Wipro's Q1 revenue guidance of -2% to 0% in constant currency reflects a seasonally weak quarter impacted by furloughs in the Americas and Europe. Management is navigating a complex cost environment, with the Q1 results expected to absorb two months of salary increases effective March 1, 2026, and a 60 bps margin dilution from the HARMAN DTS integration. While the BFSI sector faced a 1.3% sequential decline in Q4 FY26 due to a specific client issue, management has indicated this is expected to resolve by Q1 FY27. The company's operating margin remains anchored to the 17%–17.5% band, with the recent 7-8% depreciation of the rupee against the USD providing a potential tailwind to offset wage and investment costs. The upcoming call will likely provide clarity on the conversion of the strong H1 FY26 large-deal bookings into revenue and the initial contribution from the newly acquired Mindsprint subsidiary.
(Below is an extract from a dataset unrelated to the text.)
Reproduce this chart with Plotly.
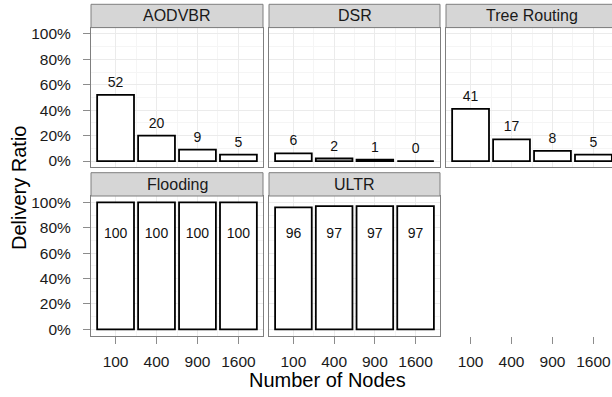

Performance vs Guidance Tracking: Monitoring progress against management's stated quarterly and medium-term goals.
Strategic execution and M&A updates: Integration status of recent acquisitions and strategic partnerships.
Risks and headwinds to monitor: Management-flagged factors impacting near-term operational performance.
The acquisition was expected to cause a 60 bps margin dilution upon integration. Wipro's Q4 FY26 operating margin of 17.3% successfully absorbed two months of this impact.
The 1.3% sequential decline in BFSI during Q4 FY26 was attributed to a specific client issue in the Americas and delayed ramp-ups on certain large deals. Management expects the client-specific issue to resolve by Q1 FY27.